Given request:
Below, find the line containing "Convert this chart to Observable Plot code." and the line containing "180, 210, 240];"; reproduce exactly those two and every line between them, omitting pictures.

———

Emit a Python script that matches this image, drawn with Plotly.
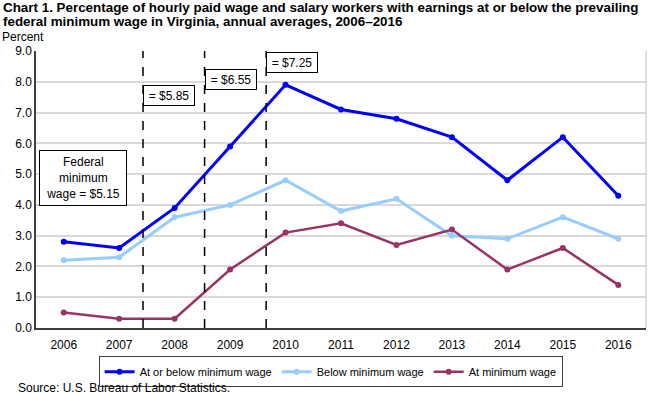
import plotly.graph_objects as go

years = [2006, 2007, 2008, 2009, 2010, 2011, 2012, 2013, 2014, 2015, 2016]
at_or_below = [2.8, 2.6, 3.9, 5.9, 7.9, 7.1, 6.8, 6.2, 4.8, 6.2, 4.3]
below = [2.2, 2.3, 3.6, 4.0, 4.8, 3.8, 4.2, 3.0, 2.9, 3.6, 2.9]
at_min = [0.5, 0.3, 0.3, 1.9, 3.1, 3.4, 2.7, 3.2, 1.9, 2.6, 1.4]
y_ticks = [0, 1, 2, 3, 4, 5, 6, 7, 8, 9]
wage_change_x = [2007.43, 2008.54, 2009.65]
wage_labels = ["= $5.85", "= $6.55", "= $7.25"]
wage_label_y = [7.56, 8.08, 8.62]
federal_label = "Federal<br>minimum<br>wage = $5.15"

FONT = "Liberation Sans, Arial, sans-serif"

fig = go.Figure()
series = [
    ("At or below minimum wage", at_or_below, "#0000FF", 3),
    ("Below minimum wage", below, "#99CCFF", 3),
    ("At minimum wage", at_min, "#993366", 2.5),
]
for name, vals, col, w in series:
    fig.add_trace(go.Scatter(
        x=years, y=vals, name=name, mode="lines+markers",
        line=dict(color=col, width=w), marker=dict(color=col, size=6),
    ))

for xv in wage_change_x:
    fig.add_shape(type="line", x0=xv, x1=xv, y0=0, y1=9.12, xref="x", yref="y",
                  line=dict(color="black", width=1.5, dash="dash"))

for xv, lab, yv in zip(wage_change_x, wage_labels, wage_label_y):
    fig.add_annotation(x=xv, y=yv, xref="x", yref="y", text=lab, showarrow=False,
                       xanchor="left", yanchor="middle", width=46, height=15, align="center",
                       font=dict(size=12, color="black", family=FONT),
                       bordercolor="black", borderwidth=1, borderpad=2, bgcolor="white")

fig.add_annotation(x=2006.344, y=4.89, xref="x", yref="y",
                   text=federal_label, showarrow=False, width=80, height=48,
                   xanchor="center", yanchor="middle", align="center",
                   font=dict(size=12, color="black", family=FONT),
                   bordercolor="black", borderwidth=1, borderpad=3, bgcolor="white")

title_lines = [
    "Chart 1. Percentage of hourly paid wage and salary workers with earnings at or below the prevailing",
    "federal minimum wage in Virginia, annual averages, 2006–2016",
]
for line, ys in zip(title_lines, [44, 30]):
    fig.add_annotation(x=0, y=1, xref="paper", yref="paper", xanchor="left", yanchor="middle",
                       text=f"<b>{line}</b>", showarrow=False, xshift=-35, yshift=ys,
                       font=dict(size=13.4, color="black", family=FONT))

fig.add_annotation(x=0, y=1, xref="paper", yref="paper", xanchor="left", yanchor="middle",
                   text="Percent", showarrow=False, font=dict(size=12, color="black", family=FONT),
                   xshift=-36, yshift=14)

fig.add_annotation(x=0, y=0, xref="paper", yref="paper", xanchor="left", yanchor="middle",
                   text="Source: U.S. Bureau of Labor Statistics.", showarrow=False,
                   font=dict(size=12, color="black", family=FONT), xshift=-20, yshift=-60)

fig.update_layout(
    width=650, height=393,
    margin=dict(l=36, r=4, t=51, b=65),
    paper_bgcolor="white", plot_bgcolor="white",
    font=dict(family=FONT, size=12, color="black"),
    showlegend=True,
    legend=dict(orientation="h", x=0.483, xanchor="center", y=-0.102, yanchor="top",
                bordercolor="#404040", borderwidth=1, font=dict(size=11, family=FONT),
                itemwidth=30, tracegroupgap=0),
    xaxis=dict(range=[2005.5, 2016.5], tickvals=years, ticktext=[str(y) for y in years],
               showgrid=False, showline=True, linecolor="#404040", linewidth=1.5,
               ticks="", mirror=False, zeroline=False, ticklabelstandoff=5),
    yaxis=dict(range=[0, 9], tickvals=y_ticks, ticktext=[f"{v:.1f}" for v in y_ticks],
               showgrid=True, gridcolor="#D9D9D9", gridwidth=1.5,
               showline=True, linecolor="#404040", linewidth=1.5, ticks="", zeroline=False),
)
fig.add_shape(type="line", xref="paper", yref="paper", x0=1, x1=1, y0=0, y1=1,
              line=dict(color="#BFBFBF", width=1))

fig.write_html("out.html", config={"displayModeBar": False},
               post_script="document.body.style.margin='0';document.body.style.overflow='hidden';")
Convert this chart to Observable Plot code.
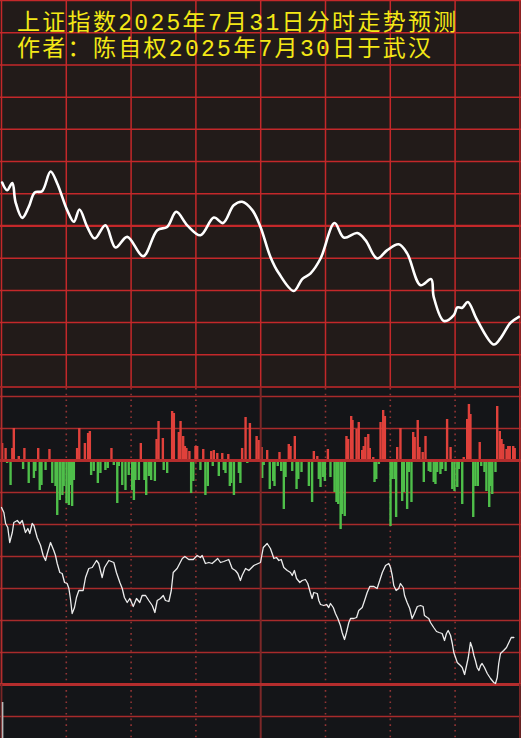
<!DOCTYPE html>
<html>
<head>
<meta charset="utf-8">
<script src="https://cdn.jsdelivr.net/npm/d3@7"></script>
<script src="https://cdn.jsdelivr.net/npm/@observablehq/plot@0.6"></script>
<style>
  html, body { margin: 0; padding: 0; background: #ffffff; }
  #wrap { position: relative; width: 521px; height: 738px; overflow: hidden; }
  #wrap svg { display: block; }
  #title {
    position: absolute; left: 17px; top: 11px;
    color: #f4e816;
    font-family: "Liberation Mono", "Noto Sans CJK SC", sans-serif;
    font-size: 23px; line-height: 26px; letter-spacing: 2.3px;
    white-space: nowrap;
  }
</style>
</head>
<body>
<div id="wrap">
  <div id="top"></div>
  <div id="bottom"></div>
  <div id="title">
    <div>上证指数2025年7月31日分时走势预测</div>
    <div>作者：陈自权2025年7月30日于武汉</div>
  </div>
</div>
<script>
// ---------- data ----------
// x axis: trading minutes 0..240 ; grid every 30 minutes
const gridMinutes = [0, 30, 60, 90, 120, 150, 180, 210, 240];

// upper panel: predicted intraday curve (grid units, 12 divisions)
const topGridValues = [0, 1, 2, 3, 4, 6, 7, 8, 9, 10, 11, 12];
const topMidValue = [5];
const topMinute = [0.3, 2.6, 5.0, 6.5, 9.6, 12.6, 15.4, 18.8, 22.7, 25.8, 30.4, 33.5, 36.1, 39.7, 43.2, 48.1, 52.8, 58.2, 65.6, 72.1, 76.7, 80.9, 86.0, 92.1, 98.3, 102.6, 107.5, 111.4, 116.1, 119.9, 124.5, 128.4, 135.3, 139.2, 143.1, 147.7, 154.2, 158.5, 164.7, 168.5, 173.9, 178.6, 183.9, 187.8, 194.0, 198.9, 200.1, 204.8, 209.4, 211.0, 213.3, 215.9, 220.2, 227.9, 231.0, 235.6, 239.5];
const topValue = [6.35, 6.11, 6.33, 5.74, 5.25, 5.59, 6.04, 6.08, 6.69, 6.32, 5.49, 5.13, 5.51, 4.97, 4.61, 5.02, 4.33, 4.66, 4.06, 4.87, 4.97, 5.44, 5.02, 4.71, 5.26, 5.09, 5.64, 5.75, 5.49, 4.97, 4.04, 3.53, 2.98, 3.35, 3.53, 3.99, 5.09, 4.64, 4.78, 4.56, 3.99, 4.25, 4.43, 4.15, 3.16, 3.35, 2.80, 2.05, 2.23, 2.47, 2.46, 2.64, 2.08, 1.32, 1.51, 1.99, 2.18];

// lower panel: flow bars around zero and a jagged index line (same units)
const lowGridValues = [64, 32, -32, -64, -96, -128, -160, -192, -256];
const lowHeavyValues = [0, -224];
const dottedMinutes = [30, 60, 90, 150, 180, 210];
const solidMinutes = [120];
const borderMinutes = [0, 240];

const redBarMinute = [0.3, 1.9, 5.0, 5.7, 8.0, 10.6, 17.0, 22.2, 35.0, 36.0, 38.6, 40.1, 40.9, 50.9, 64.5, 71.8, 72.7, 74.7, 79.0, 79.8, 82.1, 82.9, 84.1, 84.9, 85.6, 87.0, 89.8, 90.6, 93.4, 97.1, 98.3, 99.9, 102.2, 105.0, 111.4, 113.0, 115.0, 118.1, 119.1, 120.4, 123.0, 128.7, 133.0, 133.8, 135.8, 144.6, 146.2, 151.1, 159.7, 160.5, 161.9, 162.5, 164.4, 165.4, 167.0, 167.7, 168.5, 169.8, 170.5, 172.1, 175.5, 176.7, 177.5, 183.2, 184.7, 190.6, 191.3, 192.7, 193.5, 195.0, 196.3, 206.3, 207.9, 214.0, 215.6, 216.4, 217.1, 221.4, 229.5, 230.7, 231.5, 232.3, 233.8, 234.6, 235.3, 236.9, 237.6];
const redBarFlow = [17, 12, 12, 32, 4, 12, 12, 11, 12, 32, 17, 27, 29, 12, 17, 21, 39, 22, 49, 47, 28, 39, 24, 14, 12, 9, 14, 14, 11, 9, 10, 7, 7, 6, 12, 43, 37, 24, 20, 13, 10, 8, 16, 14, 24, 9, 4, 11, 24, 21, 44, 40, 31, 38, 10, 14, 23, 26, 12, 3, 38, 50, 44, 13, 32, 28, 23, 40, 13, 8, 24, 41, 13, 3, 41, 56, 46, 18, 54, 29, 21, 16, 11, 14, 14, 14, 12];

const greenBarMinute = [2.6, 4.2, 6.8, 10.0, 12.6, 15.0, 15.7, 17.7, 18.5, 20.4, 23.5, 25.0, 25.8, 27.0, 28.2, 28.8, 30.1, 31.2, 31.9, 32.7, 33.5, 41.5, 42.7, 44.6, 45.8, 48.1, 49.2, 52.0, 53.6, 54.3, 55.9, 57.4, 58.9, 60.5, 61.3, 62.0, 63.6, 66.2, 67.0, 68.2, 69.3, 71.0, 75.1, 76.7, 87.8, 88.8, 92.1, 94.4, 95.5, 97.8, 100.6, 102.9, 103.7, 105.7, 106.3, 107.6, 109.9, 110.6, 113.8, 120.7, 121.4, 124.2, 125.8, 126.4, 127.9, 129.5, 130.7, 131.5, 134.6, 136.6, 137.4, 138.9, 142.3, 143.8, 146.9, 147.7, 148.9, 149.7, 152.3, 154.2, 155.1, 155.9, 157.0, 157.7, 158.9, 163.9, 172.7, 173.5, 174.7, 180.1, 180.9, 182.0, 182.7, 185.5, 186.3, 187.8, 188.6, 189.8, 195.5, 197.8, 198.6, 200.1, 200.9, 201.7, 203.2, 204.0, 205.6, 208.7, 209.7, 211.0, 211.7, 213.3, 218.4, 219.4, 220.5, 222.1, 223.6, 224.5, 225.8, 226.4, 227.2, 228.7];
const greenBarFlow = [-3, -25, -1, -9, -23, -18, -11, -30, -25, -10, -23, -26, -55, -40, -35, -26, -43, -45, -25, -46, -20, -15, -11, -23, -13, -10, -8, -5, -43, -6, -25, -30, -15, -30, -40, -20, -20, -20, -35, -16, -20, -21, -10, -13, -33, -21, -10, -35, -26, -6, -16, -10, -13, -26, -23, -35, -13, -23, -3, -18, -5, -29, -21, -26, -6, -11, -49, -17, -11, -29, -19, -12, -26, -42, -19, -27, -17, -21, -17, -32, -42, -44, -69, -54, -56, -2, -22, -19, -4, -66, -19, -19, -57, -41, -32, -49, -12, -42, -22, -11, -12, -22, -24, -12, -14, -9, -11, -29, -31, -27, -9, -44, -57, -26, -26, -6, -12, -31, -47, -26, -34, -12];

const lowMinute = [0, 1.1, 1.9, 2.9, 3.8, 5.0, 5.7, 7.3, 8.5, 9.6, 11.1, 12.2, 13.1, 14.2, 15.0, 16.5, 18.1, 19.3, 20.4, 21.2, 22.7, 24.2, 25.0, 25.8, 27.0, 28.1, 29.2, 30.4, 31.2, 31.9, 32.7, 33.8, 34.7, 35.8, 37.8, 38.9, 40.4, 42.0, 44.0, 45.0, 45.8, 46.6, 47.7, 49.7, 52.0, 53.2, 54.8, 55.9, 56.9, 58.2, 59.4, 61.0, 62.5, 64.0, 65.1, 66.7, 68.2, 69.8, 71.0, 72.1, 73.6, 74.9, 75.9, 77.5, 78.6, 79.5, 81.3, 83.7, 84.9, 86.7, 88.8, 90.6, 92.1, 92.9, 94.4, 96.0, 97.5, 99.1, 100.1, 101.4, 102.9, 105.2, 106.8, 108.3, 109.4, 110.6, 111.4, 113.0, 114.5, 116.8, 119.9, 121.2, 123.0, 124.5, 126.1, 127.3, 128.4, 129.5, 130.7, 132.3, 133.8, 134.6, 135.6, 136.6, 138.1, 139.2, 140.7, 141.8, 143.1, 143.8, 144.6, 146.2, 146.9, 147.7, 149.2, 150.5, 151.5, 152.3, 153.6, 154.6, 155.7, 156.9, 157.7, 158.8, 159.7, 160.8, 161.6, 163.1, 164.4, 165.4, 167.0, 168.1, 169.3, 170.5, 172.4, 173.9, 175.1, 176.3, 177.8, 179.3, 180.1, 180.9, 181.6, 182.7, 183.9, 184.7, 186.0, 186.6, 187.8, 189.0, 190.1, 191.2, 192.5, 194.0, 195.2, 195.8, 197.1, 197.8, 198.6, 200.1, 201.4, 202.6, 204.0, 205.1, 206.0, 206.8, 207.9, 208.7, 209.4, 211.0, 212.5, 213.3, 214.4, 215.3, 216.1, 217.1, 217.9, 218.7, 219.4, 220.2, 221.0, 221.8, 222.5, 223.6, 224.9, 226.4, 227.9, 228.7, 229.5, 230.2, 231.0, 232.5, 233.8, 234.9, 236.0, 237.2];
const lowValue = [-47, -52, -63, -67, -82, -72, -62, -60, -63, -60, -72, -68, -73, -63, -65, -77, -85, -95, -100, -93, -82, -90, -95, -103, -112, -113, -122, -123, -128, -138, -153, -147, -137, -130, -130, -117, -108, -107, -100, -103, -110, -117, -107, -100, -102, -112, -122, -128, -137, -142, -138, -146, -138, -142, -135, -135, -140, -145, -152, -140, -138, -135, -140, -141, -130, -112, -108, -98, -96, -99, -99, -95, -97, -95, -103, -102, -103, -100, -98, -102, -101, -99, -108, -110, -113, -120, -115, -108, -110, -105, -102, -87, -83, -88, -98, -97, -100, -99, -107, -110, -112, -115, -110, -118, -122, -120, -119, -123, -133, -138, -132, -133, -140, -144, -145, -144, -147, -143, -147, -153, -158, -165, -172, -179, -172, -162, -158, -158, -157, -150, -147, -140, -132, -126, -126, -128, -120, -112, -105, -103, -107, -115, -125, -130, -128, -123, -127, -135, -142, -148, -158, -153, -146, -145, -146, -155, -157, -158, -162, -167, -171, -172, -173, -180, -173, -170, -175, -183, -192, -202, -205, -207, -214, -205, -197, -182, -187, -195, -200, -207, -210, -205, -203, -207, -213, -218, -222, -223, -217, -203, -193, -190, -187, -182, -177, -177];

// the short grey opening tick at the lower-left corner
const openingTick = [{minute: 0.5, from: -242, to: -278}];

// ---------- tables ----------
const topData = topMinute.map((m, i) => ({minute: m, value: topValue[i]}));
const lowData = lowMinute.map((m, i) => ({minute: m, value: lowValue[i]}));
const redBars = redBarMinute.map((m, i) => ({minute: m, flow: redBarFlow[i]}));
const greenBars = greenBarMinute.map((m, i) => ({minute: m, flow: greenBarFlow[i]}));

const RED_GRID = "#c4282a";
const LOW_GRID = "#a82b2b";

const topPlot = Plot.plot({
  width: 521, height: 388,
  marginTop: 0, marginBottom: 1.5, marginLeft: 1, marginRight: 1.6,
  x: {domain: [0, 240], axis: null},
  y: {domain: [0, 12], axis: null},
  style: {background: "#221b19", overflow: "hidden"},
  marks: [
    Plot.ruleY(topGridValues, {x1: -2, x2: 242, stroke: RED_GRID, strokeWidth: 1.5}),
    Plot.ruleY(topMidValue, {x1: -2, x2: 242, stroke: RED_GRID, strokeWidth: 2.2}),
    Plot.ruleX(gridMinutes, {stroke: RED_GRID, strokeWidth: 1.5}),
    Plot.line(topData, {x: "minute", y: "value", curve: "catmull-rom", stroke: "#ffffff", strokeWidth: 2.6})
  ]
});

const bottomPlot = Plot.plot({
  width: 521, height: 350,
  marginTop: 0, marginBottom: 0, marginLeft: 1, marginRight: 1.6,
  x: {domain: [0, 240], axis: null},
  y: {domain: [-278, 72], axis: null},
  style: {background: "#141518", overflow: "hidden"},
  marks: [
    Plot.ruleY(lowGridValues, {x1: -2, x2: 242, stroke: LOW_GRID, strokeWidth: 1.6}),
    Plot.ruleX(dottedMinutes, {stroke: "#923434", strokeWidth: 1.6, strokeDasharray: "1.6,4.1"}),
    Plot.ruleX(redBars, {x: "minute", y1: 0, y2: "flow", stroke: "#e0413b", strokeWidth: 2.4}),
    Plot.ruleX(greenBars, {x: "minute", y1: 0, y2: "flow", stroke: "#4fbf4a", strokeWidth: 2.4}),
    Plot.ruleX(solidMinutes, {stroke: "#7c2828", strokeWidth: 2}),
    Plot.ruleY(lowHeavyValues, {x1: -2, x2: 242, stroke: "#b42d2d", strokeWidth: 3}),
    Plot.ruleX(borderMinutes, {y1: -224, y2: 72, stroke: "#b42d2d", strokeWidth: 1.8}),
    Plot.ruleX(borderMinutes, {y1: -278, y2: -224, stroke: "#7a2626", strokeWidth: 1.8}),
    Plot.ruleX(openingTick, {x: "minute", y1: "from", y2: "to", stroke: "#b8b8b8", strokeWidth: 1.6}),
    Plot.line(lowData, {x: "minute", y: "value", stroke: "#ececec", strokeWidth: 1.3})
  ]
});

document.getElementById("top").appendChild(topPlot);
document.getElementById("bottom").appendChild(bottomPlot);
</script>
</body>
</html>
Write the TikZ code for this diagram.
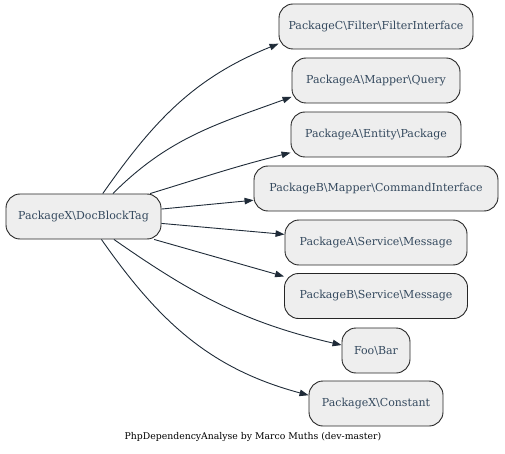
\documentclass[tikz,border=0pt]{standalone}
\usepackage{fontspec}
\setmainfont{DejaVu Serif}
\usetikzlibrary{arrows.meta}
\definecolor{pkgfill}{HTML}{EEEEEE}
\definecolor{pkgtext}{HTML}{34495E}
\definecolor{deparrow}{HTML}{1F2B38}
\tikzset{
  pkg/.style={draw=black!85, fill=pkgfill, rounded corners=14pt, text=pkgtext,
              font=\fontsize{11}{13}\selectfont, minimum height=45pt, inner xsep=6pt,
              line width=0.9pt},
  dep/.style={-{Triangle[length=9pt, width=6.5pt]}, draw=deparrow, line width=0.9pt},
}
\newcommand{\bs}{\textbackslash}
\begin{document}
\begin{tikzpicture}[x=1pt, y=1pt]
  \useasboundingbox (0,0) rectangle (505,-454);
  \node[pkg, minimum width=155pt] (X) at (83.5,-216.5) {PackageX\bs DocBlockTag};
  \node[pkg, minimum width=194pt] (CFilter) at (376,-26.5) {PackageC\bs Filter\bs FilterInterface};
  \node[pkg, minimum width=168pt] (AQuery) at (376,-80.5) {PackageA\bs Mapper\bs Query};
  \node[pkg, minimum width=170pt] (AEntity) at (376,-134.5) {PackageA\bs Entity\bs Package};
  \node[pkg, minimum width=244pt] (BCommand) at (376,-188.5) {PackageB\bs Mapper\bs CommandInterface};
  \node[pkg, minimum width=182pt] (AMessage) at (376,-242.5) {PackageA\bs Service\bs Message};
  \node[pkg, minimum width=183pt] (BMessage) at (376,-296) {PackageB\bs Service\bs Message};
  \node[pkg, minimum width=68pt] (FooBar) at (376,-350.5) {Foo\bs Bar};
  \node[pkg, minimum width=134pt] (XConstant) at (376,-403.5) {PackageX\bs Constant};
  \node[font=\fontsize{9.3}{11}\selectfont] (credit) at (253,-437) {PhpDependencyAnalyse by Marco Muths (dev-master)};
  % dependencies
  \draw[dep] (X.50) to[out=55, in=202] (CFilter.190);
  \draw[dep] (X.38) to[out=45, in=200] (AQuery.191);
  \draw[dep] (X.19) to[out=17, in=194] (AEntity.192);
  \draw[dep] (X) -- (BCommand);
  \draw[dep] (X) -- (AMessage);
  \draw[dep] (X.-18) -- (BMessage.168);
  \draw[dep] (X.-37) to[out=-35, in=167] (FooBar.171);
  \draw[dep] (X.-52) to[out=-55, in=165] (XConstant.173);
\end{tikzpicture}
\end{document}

———

Solution:
Convert this chart to Observable Plot code.
<!DOCTYPE html>
<html>
<head>
<meta charset="utf-8">
<script src="https://cdn.jsdelivr.net/npm/d3@7"></script>
<script src="https://cdn.jsdelivr.net/npm/@observablehq/plot@0.6"></script>
<style>
  html, body { margin: 0; padding: 0; background: #ffffff; }
  #wrap { position: relative; width: 521px; height: 738px; overflow: hidden; }
  #wrap svg { display: block; }
  #title {
    position: absolute; left: 17px; top: 11px;
    color: #f4e816;
    font-family: "Liberation Mono", "Noto Sans CJK SC", sans-serif;
    font-size: 23px; line-height: 26px; letter-spacing: 2.3px;
    white-space: nowrap;
  }
</style>
</head>
<body>
<div id="wrap">
  <div id="top"></div>
  <div id="bottom"></div>
  <div id="title">
    <div>上证指数2025年7月31日分时走势预测</div>
    <div>作者：陈自权2025年7月30日于武汉</div>
  </div>
</div>
<script>
// ---------- data ----------
// x axis: trading minutes 0..240 ; grid every 30 minutes
const gridMinutes = [0, 30, 60, 90, 120, 150, 180, 210, 240];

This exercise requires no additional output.